Main Goal: I am trying to have a container that can communicate with other devices on my network. Example: ping my laptop to check if it is still powered on. To that end I thought the easiest approach would be to have a container that acquires a static ip from my router using macvlan. But there are major problems…
I need my container to have a static ip on the network so that the different devices can also sometimes communicate with the container. I tried attaching the nic device using the settings below. If anyone can also help me to disable ipv6 from the incus configuration as well that would be great but I already know how to do that from within the container so it is not an absolute must.
Now, it works just fine and communicates with the network, but I cannot figure out how to assign a static ip address from here. Typically, in an ordinary host system I would assign static ips by modifying the /etc/network/interfaces file. But that file and directory does not exist in this container, apparently. I’m not familiar with any other ways to do this.
I also tried ipvlan and routed options to assign from within incus but I could not get them to work. They would never assign an ipv4 address but would still assign ipv6 addresses YET fail to connect to the internet regardless. I used the settings below for those…
There are several ways for the container to get an IP address from the LAN, and you list a few of them. When the container gets an IP address from the LAN with DHCP, it will keep getting the same IP address as long as you configure your router to give the same IP address for that MAC address. This is a common configuration in routers.
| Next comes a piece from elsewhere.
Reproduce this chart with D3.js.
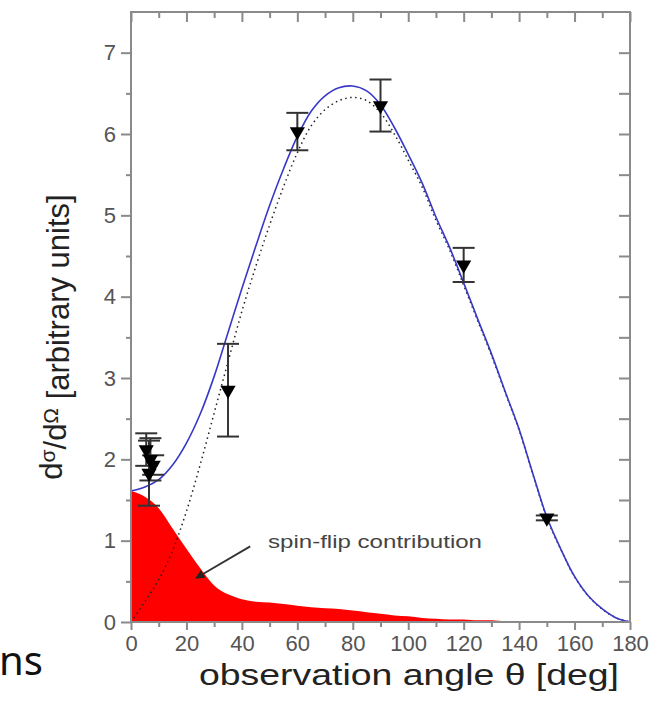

The downside with macvlan is that your container will not be able to access the host over the network. Ideally, you can use a bridge instead.
Hello. Thank you for the response. If I were to use a bridge, how could I configure it so that the container can ping a device on my home LAN, like a laptop device for example? With a macvlan nictype, I can just ping the ip address of the device but I didn’t think that was possible with a bridge network.
(if you are happy with macvlan, then keep macvlan. As I said, the only major downside is that your container with macvlan cannot access the host through the network. If you are happy with that, keep macvlan).
On your host machine, you must have the virtual network interface “lxbr0” visible from the command “ip addr show” AND the physical network interface “eno1” for example.
The transfer must be active; on your physical network card and on the virtual network card (bridge) so that the container network 172.16.0.0/24 and that of your local network 192.168.1.0/24 can communicate.